Khrushchev began his career as an apparatchik capable of any crime the state ordered. But when the time came and he saw the glimmer of a chance, he didn’t want to live that way any longer. Nor did Brezhnev. In contrast to Khrushchev, who was bright for a thug, Brezhnev was a dim bulb, but once safe in his appointment he could have done something to steer the Politburo back towards the cult of personality if he had really wanted to. Instead, he resolutely submitted to the restrictions of “collective leadership”—the only term or phrase in his pitiably mendacious official biography that means exactly what it says. Khrushchev and Brezhnev, with their sordid background in the classic massacres, are even more instructive exemplars than Andropov, the man who changed everything. Andropov could never have changed everything had not his immediate predecessors first changed something. For him it was comparatively easy: no doubt he had signed the orders for a few hundred young hotheads to be given the treatment in the psychiatric hospitals, and he had certainly been active in the re-education of the Czechs in 1968; but in his deeper past there were no stretches of permafrost or pine forest with thousands of bodies under them.
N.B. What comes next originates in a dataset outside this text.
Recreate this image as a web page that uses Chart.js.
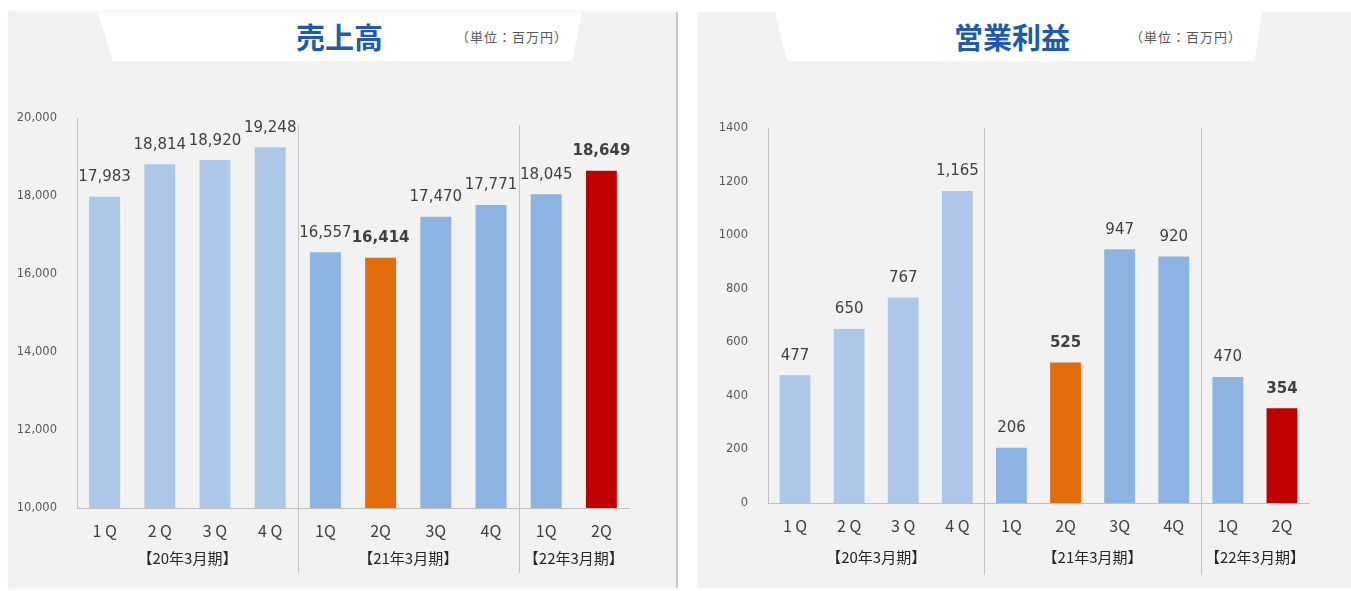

It was easy for him to print off a special edition of Nineteen Eighty-Four and make his bright young officers read it. He wasn’t going to get into trouble with the KGB. He was the KGB. The real breakthrough was further back, when the first mass killers got tired of killing. Against all the odds, it happened. When you think of the blood on their gloves, it doesn’t seem much of a comfort: but if you want to live in hope, you have to deal with some very raw material. And if you want to see an end to the kind of “State the like of which the world has never seen,” you have to accept that for some people there is nothing more habitual than to do their worst, and that the sole function your fine opinions might perform, and always at a tangent, is to affect those people at the moment when they begin to wonder whether being ordered to torment their fellow human beings might not indeed be a blow, and scarcely to be borne any longer.